Alain Guyard est un « philosophe forain » qui mène « un combat pacifique mais pas inoffensif, où s’élabore sans cesse de l’intelligence collective : mettre la philosophie dans tous ses états et la ramener à sa dimension charnelle, dérangeante, dans des lieux inattendus, et au plus près des simples citoyens ». Yohan Laffort en a tiré un film jubilatoire qui sort en salles ce mercredi (voir les projections ici). Présentation.
« La philo, ça ne sert pas à résoudre les problèmes mais à les compliquer. Mon objectif, ce n’est surtout pas de clarifier les choses mais de foutre la merde. J’adore ça ! »
Dès les premiers instants du film, le ton est donné : Alain Guyard , le personnage que l’on va suivre à la trace pendant 1h30 a le verbe haut. Avec sa gouaille et ses grands gestes, il hypnotise son public, le captive et le rend accro… à la philo ! Ni prof, ni gourou, c’est plutôt un passeur. Il parvient par sa passion et son charisme à faire comprendre les pensées de Platon, Aristote, Jankélévitch ou Nietzsche à n’importe qui.

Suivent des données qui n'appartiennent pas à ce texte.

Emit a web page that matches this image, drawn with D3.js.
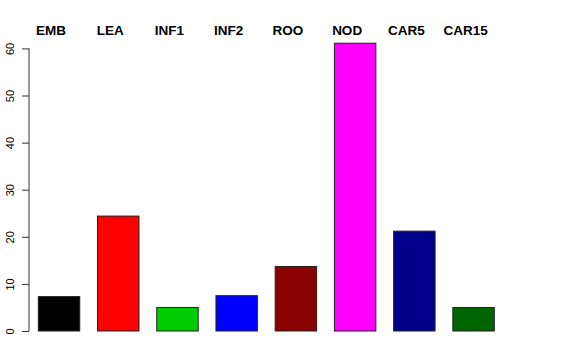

Dans des bistrots, des salles des fêtes, auprès de futurs assistantes sociales ou puéricultrices, d’agriculteurs ou encore dans des prisons ou des hôpitaux psychiatriques : il intervient comme un showman, sans aucune notes, pour éveiller la curiosité, aiguiser le sens critique, bousculer les manières de penser. Et partout où il passe, il fait un tabac.
« Quand je sors, j’ai l’impression d’être intelligent », raconte un participant. « Ça nous sort du confinement dans lequel on a voulu nous mettre » explique une autre. Ou encore « Il réveille nos consciences mais il ne nous dit pas ce qu’il faut faire »
Avec ses gros tatouages sur les mains et sur les avant-bras, son look de rockeur, et ses blagues, Alain Guyard est loin d’une philo des élites, des dîners mondains, de l’entre-soi. La sienne est tout-terrain, au plus proche des gens, dans le concret de leurs vies. Par sa verve et son humour, il la rend abordable mais jamais au rabais, toujours basée sur un socle solide de connaissances. Son but n’est pas d’instruire, mais de donner les outils aux gens pour penser par eux-mêmes.
On n’apprendra pas grand-chose sur la vie passée ou personnelle d’Alain Guyard, si ce n’est qu’il a été prof en lycée. Aujourd’hui, il a choisi de sillonner les routes du sud de la France, comme un « romanichelle de la métaphysique ».
Formellement simple, un peu sage, mais efficace, ce film tient par la force de son personnage, son magnétisme et l’intelligence de ses interventions. Comme le public d’Alain Guyard, on est vite happé par sa fougue et ses tirades enflammées.